The Port of Stockton is located in the rural central valley of California, where 200 to 250 truckers ship cargo to nearby cities and warehouses. Here the truckers are over 85 percent Sikh Indian and have been meeting since the first strike wave, which they claim to have initiated. Sikhism is a religion that emerged in the North West (Punjab) area of what is now India in the 16th century. Sikhs often hold driving jobs or practice farming in the Punjab region of India.

During the strike the Stockton truckers were able to win 20-25% raises, reduce the waiting times they have to endure, reverse the firing of a key strike leader, and make the employers apologize.

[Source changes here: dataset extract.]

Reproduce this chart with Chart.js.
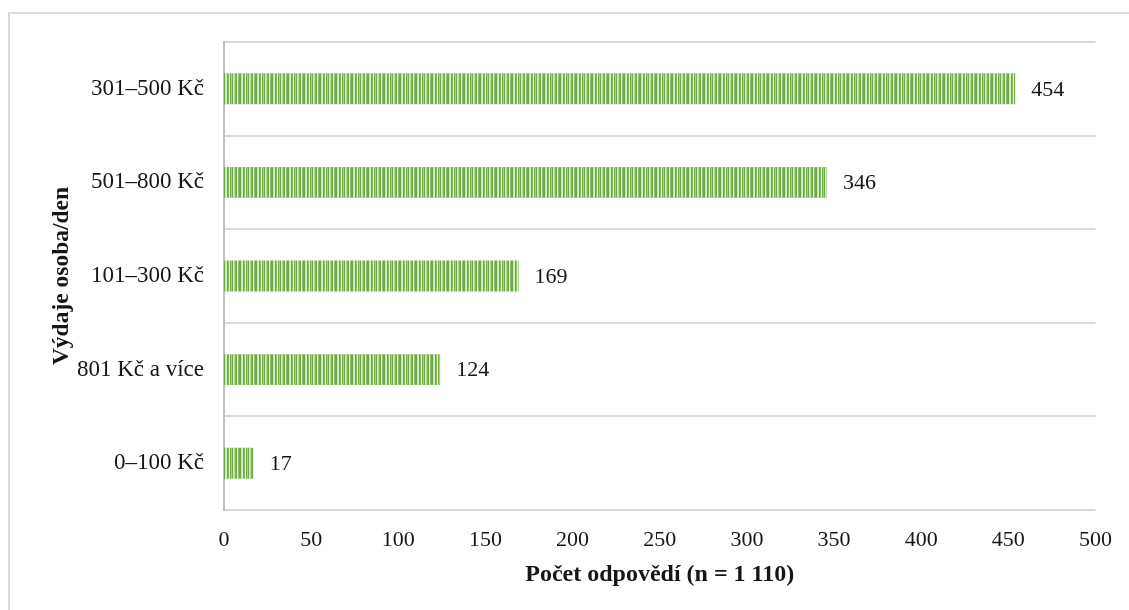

Drivers have often had to endure long waits with no or little pay while cargo is being unloaded. Before the strike, pay rates for each load had not changed in over 10 years. Since the strike the companies have been slowly increasing wait times and the latest rumor is that rates will soon be reduced.

Drivers say that the gains of the strike are being eroded away while many of them struggle to put food on the table or are even losing money after paying for fuel and maintenance costs. They say that some drivers are forced to work over the legal limit of 11 hours per day, and pay sometimes amounts to $6 an hour or less when wait times are included.

Eastern Truckers Rebellious

The July strike tied up ports along the Eastern seaboard for periods ranging from a couple of days to two weeks (not counting the time needed to clear the backlog of containers). Strike action was reported at ports at Charleston, S.C., Miami, New Orleans, Baltimore, Houston, New York, Newark, N.J., Hampton Roads, Va., and Savannah, Ga.

Charleston and Miami were particularly hard hit. As late as July 12, the Journal of Commerce reported a two-week backlog of containers at the Port of Miami as a result of the strike, after a federal judge issued an injunction against the strikers on its 12th day. Port officials recommended that ships with large numbers of containers bypass the port.